The last time you heard a stroke story, it probably didn’t involve a healthy-seeming newborn or a fifth-grader who went to the nurse’s office with dizziness and a headache. It wasn’t of a teenager who spent a “normal” day at school, only later in the evening to experience numbness down one side of their body. When you’ve never heard about stroke in children, it becomes easy to assume it must be very rare.
I work with families like these every day and hear their stories. I get to meet some of these children and see them overcoming challenges that most of us as adults, will never face. And on tough occasions I have the hardest conversations with a parent who has lost their child to stroke. It’s heartbreaking that awareness for children is too easily dismissed over the belief that it rarely happens.
When I shared about our own family’s journey with stroke and how our daughter survived at birth, I am often met with comments of how rare that is or that children don’t have strokes. I wish that were true. I know how many children need us to believe and to be educated. My hope is that we stop seeing stroke in children as rare and we start doing more about it. We start considering the possibility of stroke no matter a person’s age and we learn how to respond to it.
Please consider these facts:
- Stroke occurs at the highest rate in infants younger than 1 month of age, effecting 1-3500 live births each year and nearly 1 per 20,000 children through age 18.
- Stroke is as common as brain tumors in the pediatric population.
- Stroke is one of the top 10 causes of death for children.
- Studies have found that in the US, it can often take longer than 24 hours to diagnose stroke in children. Which is valuable time missed when every minute matters. Quick, proper treatment is critical to saving a child’s life and minimizing brain damage and lasting effects.
I couldn’t possibly make this information up even if I tried. But despite these published findings, pediatric stroke still falls off the radar. It’s not only parents who may not know the signs and symptoms of pediatric stroke – doctors can overlook them too. Too
often, children with stroke symptoms are misdiagnosed with more common conditions that mimic stroke, such as migraines, epilepsy or viral illnesses. As long as the viewpoint continues to be that stroke in children is rare, the awareness is not heightened and a child in real need is overlooked.

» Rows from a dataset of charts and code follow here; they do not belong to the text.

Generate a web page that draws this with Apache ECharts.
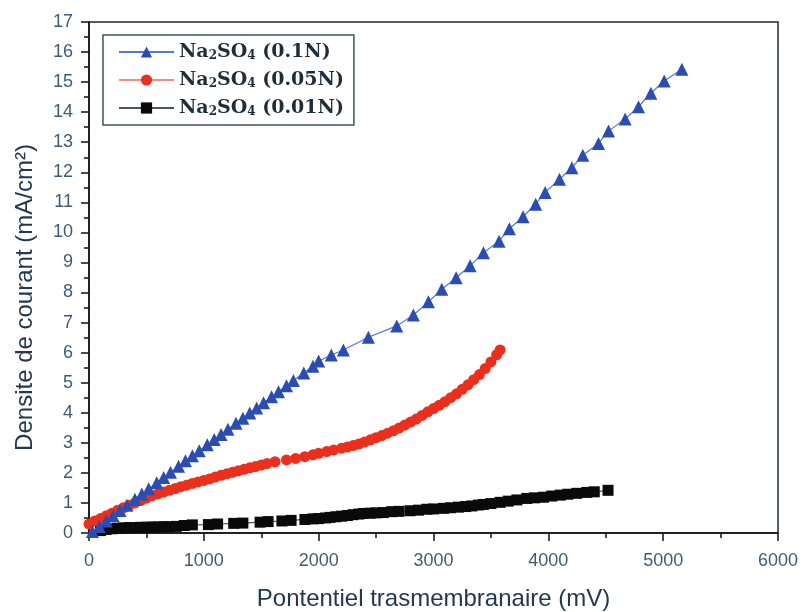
<!DOCTYPE html>
<html>
<head>
<meta charset="utf-8">
<script src="https://cdn.jsdelivr.net/npm/echarts@6/dist/echarts.min.js"></script>
<style>
html,body{margin:0;padding:0;background:#fff;}
#chart{width:803px;height:612px;}
</style>
</head>
<body>
<div id="chart"></div>
<script>
// ---- Data ----
const seriesNames = ['Na2SO4 (0.1N)', 'Na2SO4 (0.05N)', 'Na2SO4 (0.01N)'];
const legendLabels = ['Na{s|2}SO{s|4} (0.1N)', 'Na{s|2}SO{s|4} (0.05N)', 'Na{s|2}SO{s|4} (0.01N)'];

const xBlue = [30, 90, 150, 210, 270, 330, 400, 460, 520, 590, 650, 710, 780, 840, 900, 960, 1030, 1090, 1150, 1210, 1280, 1340, 1400, 1460, 1520, 1590, 1650, 1720, 1780, 1870, 1950,
  2000, 2110, 2215, 2433, 2680, 2825, 2956, 3072, 3197, 3319, 3435, 3571, 3661, 3780, 3890, 3972, 4097, 4205, 4300, 4437, 4524, 4669, 4785, 4893, 5009, 5163];
const yBlue = [0.05, 0.22, 0.40, 0.57, 0.75, 0.92, 1.12, 1.30, 1.47, 1.67, 1.85, 2.02, 2.22, 2.40, 2.57, 2.74, 2.94, 3.11, 3.28, 3.45, 3.65, 3.82, 3.99, 4.16, 4.33, 4.53, 4.70, 4.90, 5.07, 5.32, 5.55,
  5.72, 5.92, 6.09, 6.51, 6.89, 7.25, 7.69, 8.11, 8.49, 8.89, 9.32, 9.71, 10.12, 10.52, 10.94, 11.33, 11.77, 12.15, 12.57, 12.96, 13.37, 13.77, 14.18, 14.63, 15.04, 15.43];

const xRed = [0, 50, 100, 150, 200, 250, 300, 350, 400, 450, 500, 550, 600, 650, 700, 750, 800, 850, 900, 950, 1000, 1050, 1100, 1150, 1200, 1250, 1300, 1350, 1400, 1450, 1500, 1550,
  1620, 1720, 1800, 1880, 1950, 2000, 2070, 2130,
  2200, 2250, 2300, 2350, 2400, 2450, 2500, 2550, 2600, 2650, 2700, 2750, 2800, 2850, 2900, 2950, 3000, 3050, 3100, 3150, 3200, 3250, 3300, 3350, 3400, 3450, 3500, 3550, 3580];
const yRed = [0.30, 0.40, 0.48, 0.57, 0.66, 0.76, 0.84, 0.92, 1.00, 1.08, 1.16, 1.24, 1.30, 1.36, 1.42, 1.48, 1.54, 1.59, 1.65, 1.70, 1.75, 1.80, 1.86, 1.92, 1.97, 2.02, 2.07, 2.12, 2.17, 2.21, 2.26, 2.31,
  2.37, 2.43, 2.48, 2.54, 2.60, 2.65, 2.71, 2.76,
  2.82, 2.86, 2.91, 2.96, 3.03, 3.10, 3.17, 3.24, 3.32, 3.40, 3.49, 3.59, 3.69, 3.79, 3.91, 4.03, 4.14, 4.25, 4.37, 4.50, 4.63, 4.78, 4.93, 5.10, 5.27, 5.47, 5.69, 5.93, 6.09];

const xBlack = [100, 150, 200, 250, 300, 350, 400, 450, 500, 550, 600, 650, 700, 760, 830, 900, 1040, 1120, 1260, 1340, 1490, 1560, 1680, 1760, 1880, 1950, 2000, 2060, 2100, 2150, 2200, 2250, 2300, 2350, 2390, 2450, 2500,
  2564, 2637, 2700, 2796, 2870, 2942, 3000, 3087, 3150, 3217, 3280, 3334, 3390, 3435, 3500, 3580, 3650, 3726, 3813, 3880, 3958, 4030, 4103, 4170, 4248, 4335, 4400, 4520];
const yBlack = [0.08, 0.12, 0.14, 0.16, 0.17, 0.18, 0.18, 0.19, 0.19, 0.20, 0.20, 0.21, 0.21, 0.22, 0.25, 0.27, 0.28, 0.30, 0.32, 0.33, 0.36, 0.38, 0.40, 0.42, 0.45, 0.47, 0.48, 0.50, 0.52, 0.54, 0.56, 0.58, 0.61, 0.63, 0.65, 0.66, 0.67,
  0.68, 0.71, 0.72, 0.74, 0.76, 0.79, 0.80, 0.82, 0.84, 0.86, 0.88, 0.90, 0.93, 0.95, 0.98, 1.02, 1.06, 1.10, 1.15, 1.17, 1.19, 1.23, 1.26, 1.29, 1.32, 1.35, 1.37, 1.42];

const xTicks = { min: 0, max: 6000, interval: 1000, minorInterval: 500 };
const yTicks = { min: 0, max: 17, interval: 1, minorInterval: 0.5 };

function zip(xs, ys) { return xs.map((x, i) => [x, ys[i]]); }

const chart = echarts.init(document.getElementById('chart'), null, { renderer: 'canvas' });
const labelColor = '#3d5c78';
const titleColor = '#24384f';
const sans = 'Liberation Sans, Arial, sans-serif';
const serif = 'DejaVu Serif, Liberation Serif, serif';
const tickLine = { color: '#111', width: 1.5 };

function minorAxis(t, pos) {
  return {
    type: 'value', position: pos, offset: 0, min: t.min, max: t.max, interval: t.minorInterval,
    axisLine: { show: false }, axisLabel: { show: false }, splitLine: { show: false },
    axisTick: { show: true, inside: false, length: 5, lineStyle: tickLine }
  };
}

chart.setOption({
  backgroundColor: '#fff',
  animation: false,
  grid: { left: 89, right: 25, top: 22, bottom: 79, show: true, borderColor: '#1e2a30', borderWidth: 1.5, containLabel: false, outerBoundsMode: 'none' },
  legend: {
    orient: 'vertical',
    left: 103, top: 35,
    padding: [7, 10, 7, 15],
    itemWidth: 55, itemHeight: 14, itemGap: 8,
    borderColor: '#3a5560', borderWidth: 1.5,
    data: seriesNames,
    formatter: function (name) { return legendLabels[seriesNames.indexOf(name)]; },
    textStyle: {
      fontFamily: serif, fontWeight: 'bold', fontSize: 19, color: '#1f2d3a', lineHeight: 20,
      rich: { s: { fontFamily: serif, fontWeight: 'bold', fontSize: 12, color: '#1f2d3a', lineHeight: 20, padding: [7, 0, 0, 0] } }
    }
  },
  xAxis: [{
    type: 'value', position: 'bottom', min: xTicks.min, max: xTicks.max, interval: xTicks.interval,
    name: 'Pontentiel trasmembranaire (mV)', nameLocation: 'middle', nameGap: 54,
    nameTextStyle: { fontFamily: sans, fontSize: 24, color: titleColor },
    axisLine: { lineStyle: { color: '#111', width: 1.5 } },
    axisTick: { inside: false, length: 8, lineStyle: tickLine },
    axisLabel: { fontFamily: sans, fontSize: 18, color: labelColor, margin: 19, formatter: function (v) { return String(v); } },
    splitLine: { show: false }
  }, minorAxis(xTicks, 'bottom')],
  yAxis: [{
    type: 'value', position: 'left', min: yTicks.min, max: yTicks.max, interval: yTicks.interval,
    name: 'Densite de courant (mA/cm²)', nameLocation: 'middle', nameGap: 52,
    nameTextStyle: { fontFamily: sans, fontSize: 24, color: titleColor, padding: [0, 40, 0, 0] },
    axisLine: { lineStyle: { color: '#111', width: 1.5 } },
    axisTick: { inside: false, length: 8, lineStyle: tickLine },
    axisLabel: { fontFamily: sans, fontSize: 18, color: labelColor, margin: 16 },
    splitLine: { show: false }
  }, minorAxis(yTicks, 'left')],
  series: [
    {
      name: seriesNames[0], type: 'line', data: zip(xBlue, yBlue),
      xAxisIndex: 0, yAxisIndex: 0,
      symbol: 'triangle', symbolSize: 13,
      itemStyle: { color: '#2b4db3' },
      lineStyle: { color: '#4f7ad6', width: 1.2 },
      z: 3
    },
    {
      name: seriesNames[1], type: 'line', data: zip(xRed, yRed),
      xAxisIndex: 0, yAxisIndex: 0,
      symbol: 'circle', symbolSize: 11,
      itemStyle: { color: '#ec2f1c' },
      lineStyle: { color: '#f28c84', width: 1.2 },
      z: 2
    },
    {
      name: seriesNames[2], type: 'line', data: zip(xBlack, yBlack),
      xAxisIndex: 0, yAxisIndex: 0,
      symbol: 'rect', symbolSize: 11,
      itemStyle: { color: '#0a0a0a' },
      lineStyle: { color: '#4a5a5a', width: 1.2 },
      z: 1
    }
  ]
});
</script>
</body>
</html>
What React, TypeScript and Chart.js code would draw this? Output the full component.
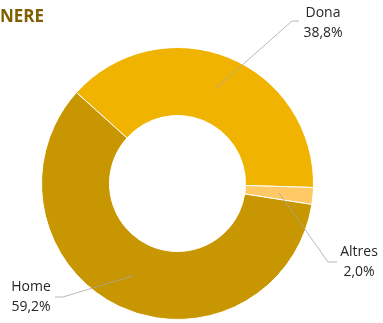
import React, { useEffect, useRef } from "react";
import { Chart, registerables } from "chart.js";

Chart.register(...registerables);

const title = "NERE";
const categories = ["Dona", "Altres", "Home"];
const values = [38.8, 2.0, 59.2];
const valueLabels = ["38,8%", "2,0%", "59,2%"];
const colors = ["#F0B400", "#FFC966", "#C89600"];

// label layout: text centre x, first line y, elbow point, line end
const labelLayout = [
  { tx: 323, ty: 13, ex: 292, ey: 21, lx: 299 },
  { tx: 359, ty: 252, ex: 328, ey: 262, lx: 337 },
  { tx: 31, ty: 287, ex: 63, ey: 297, lx: 55 },
];

const labelPlugin = {
  id: "labels",
  afterDraw(chart: any) {
    const ctx = chart.ctx;
    const meta = chart.getDatasetMeta(0);
    ctx.save();
    // title
    ctx.font = "bold 17px 'Open Sans'";
    ctx.fillStyle = "#7F6000";
    ctx.textAlign = "left";
    ctx.textBaseline = "alphabetic";
    ctx.fillText(title, 0, 22);

    meta.data.forEach((arc: any, i: number) => {
      const p = arc.getProps(["x", "y", "startAngle", "endAngle", "innerRadius", "outerRadius"], true);
      const mid = (p.startAngle + p.endAngle) / 2;
      const r = (p.innerRadius + p.outerRadius) / 2;
      const ax = p.x + Math.cos(mid) * r;
      const ay = p.y + Math.sin(mid) * r;
      const L = labelLayout[i];
      ctx.strokeStyle = "#A6A6A6";
      ctx.lineWidth = 0.8;
      ctx.beginPath();
      ctx.moveTo(ax, ay);
      ctx.lineTo(L.ex, L.ey);
      ctx.lineTo(L.lx, L.ey);
      ctx.stroke();
      ctx.font = "14px 'Open Sans'";
      ctx.fillStyle = "#262626";
      ctx.textAlign = "center";
      ctx.textBaseline = "middle";
      ctx.fillText(categories[i], L.tx, L.ty);
      ctx.fillText(valueLabels[i], L.tx, L.ty + 20);
    });
    ctx.restore();
  },
};

export default function App() {
  const ref = useRef<HTMLCanvasElement>(null);
  useEffect(() => {
    document.body.style.margin = "0";
    const chart = new Chart(ref.current!, {
      type: "doughnut",
      data: {
        labels: categories,
        datasets: [
          {
            data: values,
            backgroundColor: colors,
            borderColor: "#FFFFFF",
            borderWidth: 1,
            hoverOffset: 0,
          },
        ],
      },
      options: {
        animation: false,
        responsive: false,
        cutout: "50%",
        rotation: -48,
        layout: { padding: { left: 41, right: 69, top: 47, bottom: 3 } },
        plugins: { legend: { display: false }, tooltip: { enabled: false } },
      },
      plugins: [labelPlugin],
    });
    return () => chart.destroy();
  }, []);
  return (
    <div style={{ width: 383, height: 323 }}>
      <canvas ref={ref} width={383} height={323} style={{ display: "block" }} />
    </div>
  );
}
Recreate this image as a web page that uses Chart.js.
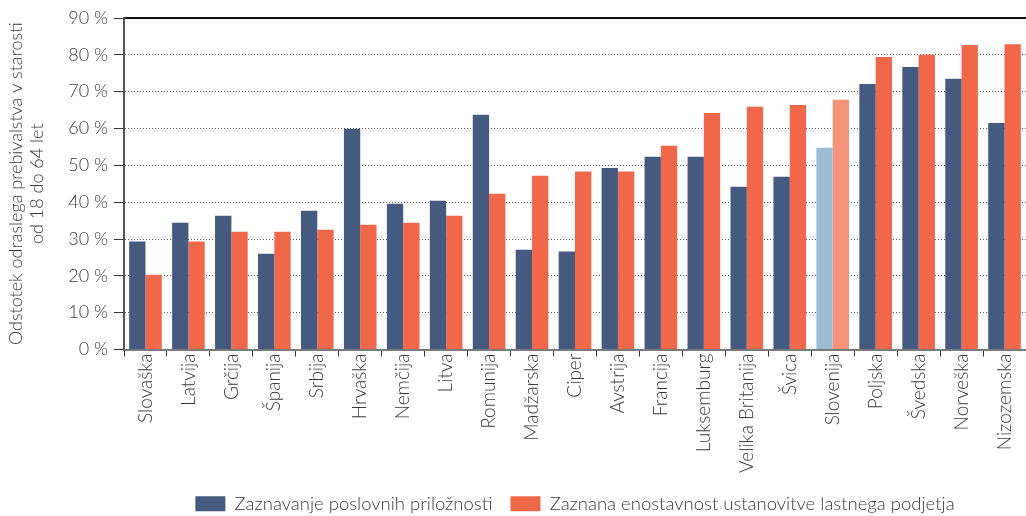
<!DOCTYPE html>
<html>
<head>
<meta charset="utf-8">
<script src="https://cdn.jsdelivr.net/npm/chart.js@4"></script>
<style>
  html, body { margin: 0; padding: 0; background: #fff; }
  #wrap { width: 1026px; height: 516px; }
</style>
</head>
<body>
<div id="wrap"><canvas id="chart"></canvas></div>
<script>
const countries = ['Slovaška', 'Latvija', 'Grčija', 'Španija', 'Srbija', 'Hrvaška', 'Nemčija', 'Litva',
    'Romunija', 'Madžarska', 'Ciper', 'Avstrija', 'Francija', 'Luksemburg', 'Velika Britanija',
    'Švica', 'Slovenija', 'Poljska', 'Švedska', 'Norveška', 'Nizozemska'];
const opportunities = [29.3, 34.4, 36.3, 26.0, 37.7, 59.9, 39.6, 40.4, 63.7, 27.1, 26.6,
    49.3, 52.3, 52.3, 44.2, 46.9, 54.8, 72.1, 76.7, 73.5, 61.5];
const easeOfStart = [20.3, 29.3, 32.0, 32.0, 32.5, 33.9, 34.4, 36.3, 42.3, 47.2, 48.3,
    48.3, 55.3, 64.2, 65.9, 66.4, 67.8, 79.4, 80.0, 82.7, 82.9];
const yTicks = [0, 10, 20, 30, 40, 50, 60, 70, 80, 90];
const highlight = 'Slovenija';

const BLUE = '#465a7f', ORANGE = '#f1674a';
const BLUE_LIGHT = '#9bbcd3', ORANGE_LIGHT = '#f49377';
const TEXT = '#3a3a3a';
const FONT = 'Lato, "Open Sans", sans-serif';

function colors(base, light) {
    return countries.map(c => c === highlight ? light : base);
}

// center the legend under the plot area instead of the whole canvas
const legendUnderPlot = {
    id: 'legendUnderPlot',
    afterLayout(chart) {
        if (chart.legend) chart.legend.left = chart.chartArea.left;
    }
};

new Chart(document.getElementById('chart'), {
    type: 'bar',
    data: {
        labels: countries,
        datasets: [
            { label: 'Zaznavanje poslovnih priložnosti', data: opportunities,
              backgroundColor: colors(BLUE, BLUE_LIGHT) },
            { label: 'Zaznana enostavnost ustanovitve lastnega podjetja', data: easeOfStart,
              backgroundColor: colors(ORANGE, ORANGE_LIGHT) }
        ]
    },
    plugins: [legendUnderPlot],
    options: {
        responsive: true,
        maintainAspectRatio: false,
        animation: false,
        categoryPercentage: 0.76,
        barPercentage: 1,
        layout: { padding: { top: 18, right: 0, left: 0, bottom: -7 } },
        scales: {
            x: {
                grid: { offset: true, drawOnChartArea: false, tickLength: 7, tickColor: '#333', tickWidth: 1 },
                border: { color: '#7a7a7a', width: 2 },
                ticks: { color: TEXT, font: { family: FONT, size: 19, weight: 300 },
                         minRotation: 90, maxRotation: 90, padding: -3, autoSkip: false },
                afterFit: s => { s.height = 127; }
            },
            xTop: {
                position: 'top',
                grid: { display: false },
                ticks: { display: false },
                border: { color: '#111', width: 2 },
                afterFit: s => { s.height = 0; }
            },
            y: {
                min: 0, max: 90,
                afterBuildTicks: s => { s.ticks = yTicks.map(v => ({ value: v })); },
                grid: {
                    color: c => (c.tick && (c.tick.value === 0 || c.tick.value === 90)) ? 'rgba(0,0,0,0)' : '#555',
                    lineWidth: 1,
                    tickLength: 10, tickColor: '#333', tickWidth: 1
                },
                border: { color: '#555', width: 2, dash: [1, 2] },
                ticks: { color: TEXT, padding: 6, font: { family: FONT, size: 18, weight: 300 },
                         callback: v => v + ' %' },
                title: {
                    display: true,
                    text: ['Odstotek odraslega prebivalstva v starosti', 'od 18 do 64 let'],
                    color: TEXT,
                    font: { family: FONT, size: 18, weight: 300, lineHeight: 1.15 },
                    padding: { top: 6, bottom: 0 }
                },
                afterFit: s => { s.width = 124; }
            }
        },
        plugins: {
            legend: {
                position: 'bottom',
                labels: { color: TEXT, boxWidth: 30, boxHeight: 15, padding: 18,
                          font: { family: FONT, size: 18.5, weight: 300 } }
            },
            tooltip: { enabled: false }
        }
    }
});
</script>
</body>
</html>
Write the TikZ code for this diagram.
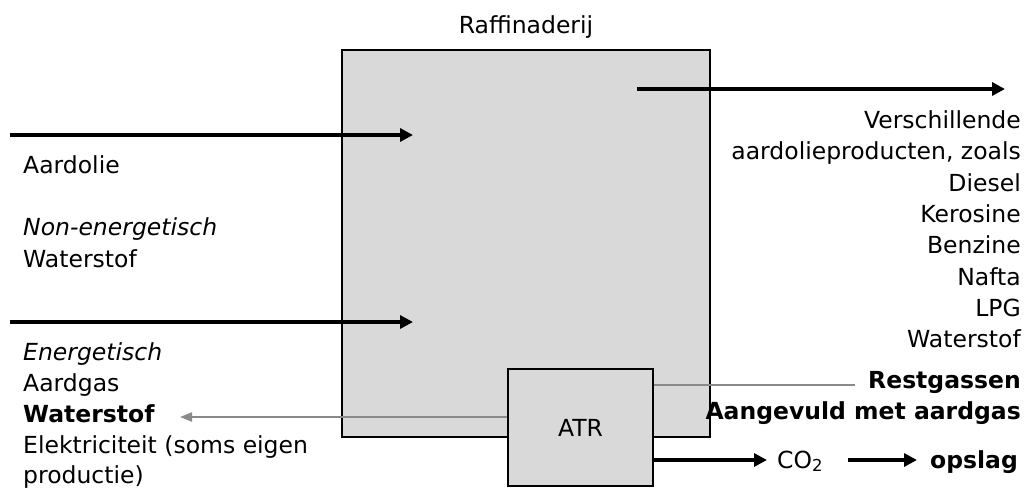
\documentclass[tikz,border=0pt]{standalone}
\usepackage{fontspec}
\setmainfont{DejaVu Sans}
\usetikzlibrary{arrows.meta}
\definecolor{boxgray}{HTML}{D9D9D9}
\definecolor{linegray}{HTML}{8A8A8A}
\begin{document}
\begin{tikzpicture}[x=1pt,y=-1pt,
  lbl/.style={inner sep=0pt, font=\fontsize{23.5}{30}\selectfont},
  lw/.style={lbl, anchor=base west},
  le/.style={lbl, anchor=base east},
  flow/.style={line width=3.5pt, -{Triangle[length=13pt,width=13pt]}},
  gflow/.style={line width=2pt, draw=linegray, -{Triangle[length=12pt,width=9pt]}},
  gline/.style={line width=2.5pt, draw=linegray},
  boxst/.style={draw, line width=1.6pt, fill=boxgray, inner sep=0pt}]
\useasboundingbox (0,0) rectangle (1031,488);

% main refinery box
\node[boxst, minimum width=368pt, minimum height=387pt] (main) at (526,243.5) {};
\node[lbl, anchor=base] (title) at (526,33) {Raffinaderij};

% ATR box
\node[boxst, minimum width=145pt, minimum height=117pt] (atr) at (580.5,427.5) {};
\node[lbl, anchor=base] (atrlbl) at (580.5,436) {ATR};

% left labels
\node[lw] (aardolie) at (23,173) {Aardolie};
\node[lw] (nonen) at (23,235) {\itshape Non-energetisch};
\node[lw] (ws1) at (23,267) {Waterstof};
\node[lw] (energ) at (23,360) {\itshape Energetisch};
\node[lw] (aardgas) at (23,391) {Aardgas};
\node[lw] (ws2) at (23,422) {\bfseries Waterstof};
\node[lw] (elek) at (23,453) {Elektriciteit (soms eigen};
\node[lw] (prod) at (23,483) {productie)};

% right labels
\node[le] (r1) at (1021,128) {Verschillende};
\node[le] (r2) at (1021,159.5) {aardolieproducten, zoals};
\node[le] (r3) at (1021,191) {Diesel};
\node[le] (r4) at (1021,222) {Kerosine};
\node[le] (r5) at (1021,253.5) {Benzine};
\node[le] (r6) at (1021,285) {Nafta};
\node[le] (r7) at (1021,316) {LPG};
\node[le] (r8) at (1021,347.5) {Waterstof};
\node[le] (rest) at (1021,388) {\bfseries Restgassen};
\node[le] (aanv) at (1021,419) {\bfseries Aangevuld met aardgas};

% bottom right labels
\node[lw] (co2) at (777,468) {CO\textsubscript{2}};
\node[lw] (opslag) at (930,468) {\bfseries opslag};

% coordinates for free ends
\coordinate (in1s) at (10,135);
\coordinate (in1e) at (413,135);
\coordinate (in2s) at (10,322);
\coordinate (in2e) at (413,322);
\coordinate (outs) at (637,89);
\coordinate (oute) at (1005,89);
\coordinate (wsend) at (180,417);
\coordinate (rgend) at (855,385);
\coordinate (co2tip) at (767,460);
\coordinate (co2s) at (848,460);
\coordinate (opstip) at (917,460);

% connectors
\draw[flow] (in1s) -- (in1e);
\draw[flow] (in2s) -- (in2e);
\draw[flow] (outs) -- (oute);
\draw[gflow] (atr.west |- wsend) -- (wsend);
\draw[gline] (atr.east |- rgend) -- (rgend);
\draw[flow] (atr.east |- co2tip) -- (co2tip);
\draw[flow] (co2s) -- (opstip);
\end{tikzpicture}
\end{document}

Adults and children are not the same
Many of us know how to recognize when an adult is having a stroke, but the signs, symptoms and risk factors differ in children. There are over 100 different risk factors for pediatric stroke, none of them involving cholesterol levels or smoking. The reality that there are many more cases of stroke in adults does not dismiss the fact that the recognition of stroke in children is just as important and should be talked about. We have to get comfortable with talking about this.
I often get asked, “What can be done to keep pediatric stroke on the radar?” My simplest response is to get informed and share what you know. While it may not be your child, chances are, it will be someone’s child because the statistics are real. Moving away from “rare” to educated increases the chances of a child receiving a proper diagnosis and quicker treatment. Knowing the possibility of stroke in children saves lives. It’s as simple as that. Considering the possibility of stroke no matter a person’s age saves precious lives.